A cientista política observa que mesmo as candidatas não fazem uma defesa do feminismo. “Elas disputam a defesa do sentido de ser mulher, representam outras formas de defender os direitos das mulheres, esvaziando a especificidade de criar formas na sociedade de discutir o papel da mulher e reverter essa opressão simbólica e material que as mulheres vivem”, alerta. 

Mayra Goulart também condenou a conduta de Bolsonaro sobre as mulheres. Mas ressaltou que ele segue mobilizando o sentimento conservador pelo “medo da esquerda”. Ou seja, deslocando esse sentido também para temas de direitos civis, como aborto e armas. De acordo com ela, o discurso pode parecer “esquisito”, mas rende voto nesse segmento.
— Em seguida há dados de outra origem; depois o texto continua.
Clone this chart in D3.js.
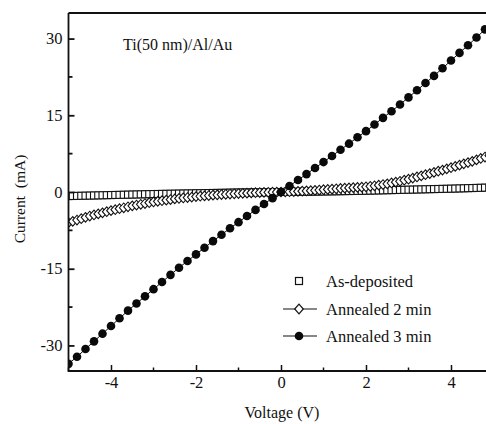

Lula e o ponto alto do debate

Apesar das considerações, a cientista política destaca como “ponto alto” do debate quando Lula respondeu ao ataque da candidata Soraya, que disse que o país descrito pelo ex-presidente só existiu “em propaganda eleitoral”. Ao que o petista rebateu, afirmando que quem viu as mudanças foram os mais pobres que passaram a ser incluídos. “O seu motorista viu, o seu jardineiro viu, a sua empregada doméstica viu. A sua empregada doméstica viu este país melhorar, viu que ela podia almoçar e jantar todo dia, viu que o filho dela poderia entrar na universidade”, respondeu Lula.

“Aí ele mobilizou o imaginário da escravidão. Falou daquele cara que passa o dia inteiro em cima de uma bicicleta, pedalando, sentido o cheiro de comida maravilhosa, e que ele não pode comer. O Lula recupera isso no debate, mobiliza o imaginário da escravidão para falar dessas novas formas de trabalho que são muito simétricas à escravidão, em que a pessoa trabalha o dia inteiro para sobreviver e tem privação de alimentação”, conclui Mayra Goulart.